— Begin DATA PROVIDED —
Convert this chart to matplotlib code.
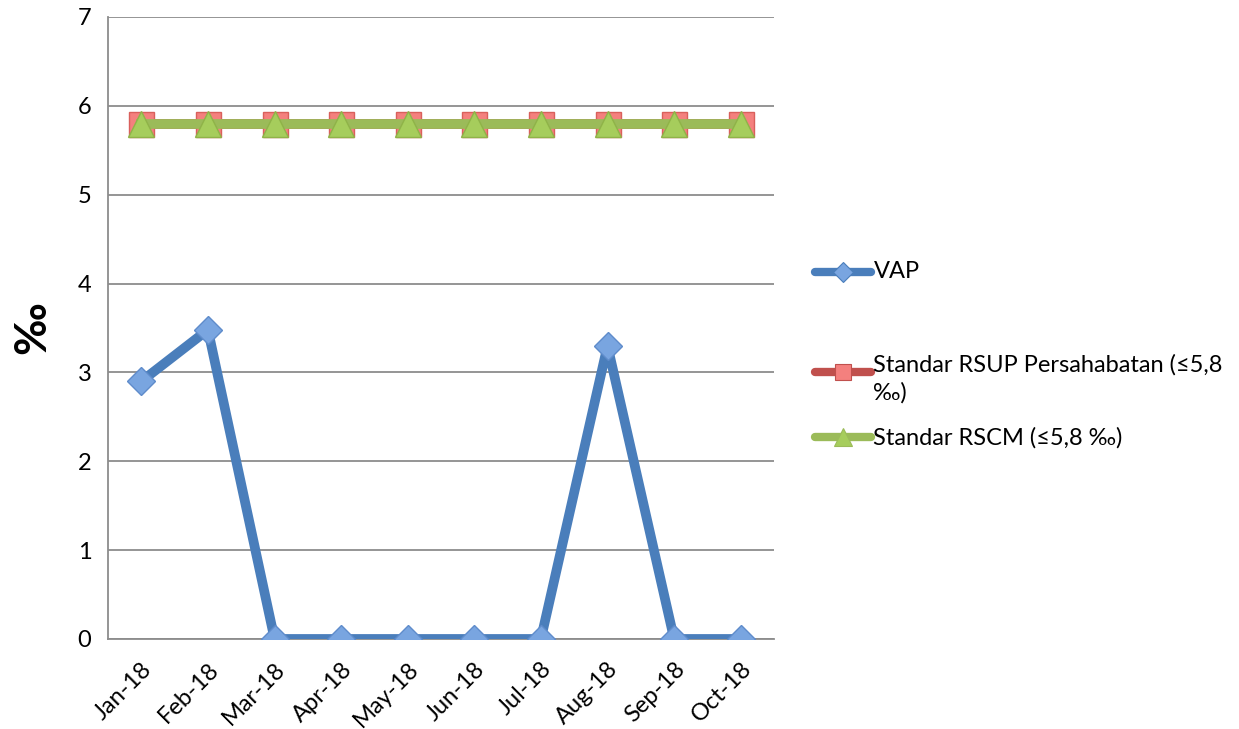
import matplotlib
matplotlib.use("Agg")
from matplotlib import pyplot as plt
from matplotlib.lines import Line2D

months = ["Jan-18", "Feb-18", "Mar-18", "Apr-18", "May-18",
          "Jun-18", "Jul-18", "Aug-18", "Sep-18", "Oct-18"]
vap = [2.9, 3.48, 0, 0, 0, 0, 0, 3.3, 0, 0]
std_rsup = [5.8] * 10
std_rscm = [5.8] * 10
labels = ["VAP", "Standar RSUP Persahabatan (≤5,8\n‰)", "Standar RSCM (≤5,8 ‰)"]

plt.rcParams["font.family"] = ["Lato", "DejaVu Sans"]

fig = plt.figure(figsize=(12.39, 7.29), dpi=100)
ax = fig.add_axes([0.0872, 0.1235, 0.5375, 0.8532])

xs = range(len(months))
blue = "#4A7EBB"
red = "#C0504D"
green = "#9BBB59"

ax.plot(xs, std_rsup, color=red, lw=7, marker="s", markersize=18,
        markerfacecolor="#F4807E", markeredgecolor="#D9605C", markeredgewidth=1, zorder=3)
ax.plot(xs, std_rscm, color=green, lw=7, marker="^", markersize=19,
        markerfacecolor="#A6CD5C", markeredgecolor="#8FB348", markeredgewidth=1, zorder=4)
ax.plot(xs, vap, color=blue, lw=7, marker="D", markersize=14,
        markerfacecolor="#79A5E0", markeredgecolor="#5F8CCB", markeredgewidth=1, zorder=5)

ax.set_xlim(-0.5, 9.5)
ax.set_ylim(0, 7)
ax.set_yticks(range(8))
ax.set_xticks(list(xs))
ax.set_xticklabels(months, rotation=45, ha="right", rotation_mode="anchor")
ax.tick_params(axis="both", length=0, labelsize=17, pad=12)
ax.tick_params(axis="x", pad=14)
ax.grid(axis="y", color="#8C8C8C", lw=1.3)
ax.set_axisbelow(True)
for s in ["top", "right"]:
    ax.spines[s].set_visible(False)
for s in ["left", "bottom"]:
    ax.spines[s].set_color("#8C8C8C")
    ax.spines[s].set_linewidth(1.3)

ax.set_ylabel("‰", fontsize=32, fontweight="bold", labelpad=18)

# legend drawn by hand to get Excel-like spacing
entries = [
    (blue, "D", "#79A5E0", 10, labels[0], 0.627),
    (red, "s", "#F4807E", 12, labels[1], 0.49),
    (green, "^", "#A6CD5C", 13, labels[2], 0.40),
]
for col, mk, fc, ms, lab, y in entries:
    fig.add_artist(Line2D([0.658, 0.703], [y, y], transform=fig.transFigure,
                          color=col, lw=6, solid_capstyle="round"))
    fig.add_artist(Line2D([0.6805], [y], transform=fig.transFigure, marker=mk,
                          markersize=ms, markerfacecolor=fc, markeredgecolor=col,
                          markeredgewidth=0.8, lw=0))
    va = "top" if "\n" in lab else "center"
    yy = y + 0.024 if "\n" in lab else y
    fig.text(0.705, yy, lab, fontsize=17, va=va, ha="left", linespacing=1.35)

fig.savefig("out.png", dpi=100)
— End DATA PROVIDED —
# WRITTEN PROBLEM
Copy out the whole listing exactly, and don't carry over any pictures.

# TASK SOLUTION
Convert this chart to matplotlib code.
import matplotlib
matplotlib.use("Agg")
from matplotlib import pyplot as plt
from matplotlib.lines import Line2D

months = ["Jan-18", "Feb-18", "Mar-18", "Apr-18", "May-18",
          "Jun-18", "Jul-18", "Aug-18", "Sep-18", "Oct-18"]
vap = [2.9, 3.48, 0, 0, 0, 0, 0, 3.3, 0, 0]
std_rsup = [5.8] * 10
std_rscm = [5.8] * 10
labels = ["VAP", "Standar RSUP Persahabatan (≤5,8\n‰)", "Standar RSCM (≤5,8 ‰)"]

plt.rcParams["font.family"] = ["Lato", "DejaVu Sans"]

fig = plt.figure(figsize=(12.39, 7.29), dpi=100)
ax = fig.add_axes([0.0872, 0.1235, 0.5375, 0.8532])

xs = range(len(months))
blue = "#4A7EBB"
red = "#C0504D"
green = "#9BBB59"

ax.plot(xs, std_rsup, color=red, lw=7, marker="s", markersize=18,
        markerfacecolor="#F4807E", markeredgecolor="#D9605C", markeredgewidth=1, zorder=3)
ax.plot(xs, std_rscm, color=green, lw=7, marker="^", markersize=19,
        markerfacecolor="#A6CD5C", markeredgecolor="#8FB348", markeredgewidth=1, zorder=4)
ax.plot(xs, vap, color=blue, lw=7, marker="D", markersize=14,
        markerfacecolor="#79A5E0", markeredgecolor="#5F8CCB", markeredgewidth=1, zorder=5)

ax.set_xlim(-0.5, 9.5)
ax.set_ylim(0, 7)
ax.set_yticks(range(8))
ax.set_xticks(list(xs))
ax.set_xticklabels(months, rotation=45, ha="right", rotation_mode="anchor")
ax.tick_params(axis="both", length=0, labelsize=17, pad=12)
ax.tick_params(axis="x", pad=14)
ax.grid(axis="y", color="#8C8C8C", lw=1.3)
ax.set_axisbelow(True)
for s in ["top", "right"]:
    ax.spines[s].set_visible(False)
for s in ["left", "bottom"]:
    ax.spines[s].set_color("#8C8C8C")
    ax.spines[s].set_linewidth(1.3)

ax.set_ylabel("‰", fontsize=32, fontweight="bold", labelpad=18)

# legend drawn by hand to get Excel-like spacing
entries = [
    (blue, "D", "#79A5E0", 10, labels[0], 0.627),
    (red, "s", "#F4807E", 12, labels[1], 0.49),
    (green, "^", "#A6CD5C", 13, labels[2], 0.40),
]
for col, mk, fc, ms, lab, y in entries:
    fig.add_artist(Line2D([0.658, 0.703], [y, y], transform=fig.transFigure,
                          color=col, lw=6, solid_capstyle="round"))
    fig.add_artist(Line2D([0.6805], [y], transform=fig.transFigure, marker=mk,
                          markersize=ms, markerfacecolor=fc, markeredgecolor=col,
                          markeredgewidth=0.8, lw=0))
    va = "top" if "\n" in lab else "center"
    yy = y + 0.024 if "\n" in lab else y
    fig.text(0.705, yy, lab, fontsize=17, va=va, ha="left", linespacing=1.35)

fig.savefig("out.png", dpi=100)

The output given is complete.